To enable CSV file uploads, you need a Slack Bot Token (webhooks don't support file uploads):

1. **Create a Slack App**:
   - Go to [https://api.slack.com/apps](https://api.slack.com/apps)
   - Click "Create New App" → "From scratch"
   - Give it a name (e.g., "DeltaGuard Bot")

2. **Add Bot Permissions**:
   - Navigate to "OAuth & Permissions"
   - Under "Bot Token Scopes", add:
     - `files:write` (to upload files)
     - `chat:write` (to post messages)

3. **Install the App**:
   - Click "Install to Workspace"
   - Copy the "Bot User OAuth Token" (starts with `xoxb-`)

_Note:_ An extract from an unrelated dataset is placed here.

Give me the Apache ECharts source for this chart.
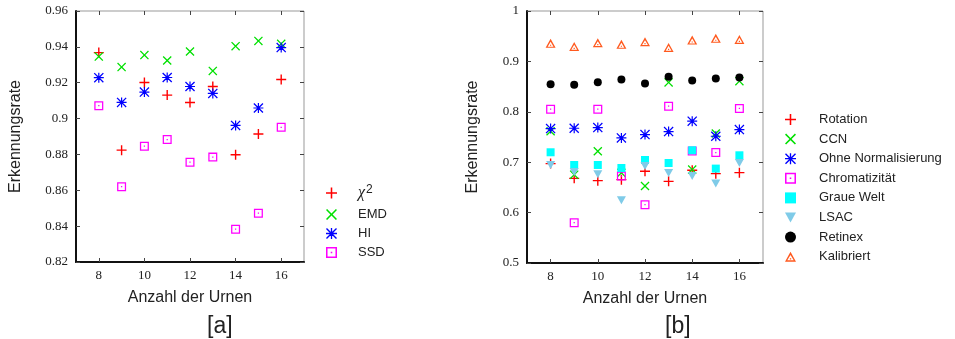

4. **Get Your Channel ID**:
   - In Slack, right-click your channel name
   - Select "View channel details"
   - Scroll to bottom and copy the Channel ID

5. **Invite Bot to Channel**:
   - In your Slack channel, type: `/invite @DeltaGuard Bot`

#### CSV Format

The generated CSV includes the following columns (sorted by field name):
- `db_item_id`: Primary key of the database record
- `field`: Field name that changed
- `old_value`: Value in the database
- `new_value`: Value from the spider

**Note**: Only deltas from fields that exceeded the threshold are included in the CSV.

#### Example Output

When a high delta is detected, you'll receive:
1. A text alert showing which fields exceeded thresholds
2. A CSV file attachment with detailed change logs

The CSV filename format: `deltaguard_{spider_name}_deltas.csv`


## License

MIT License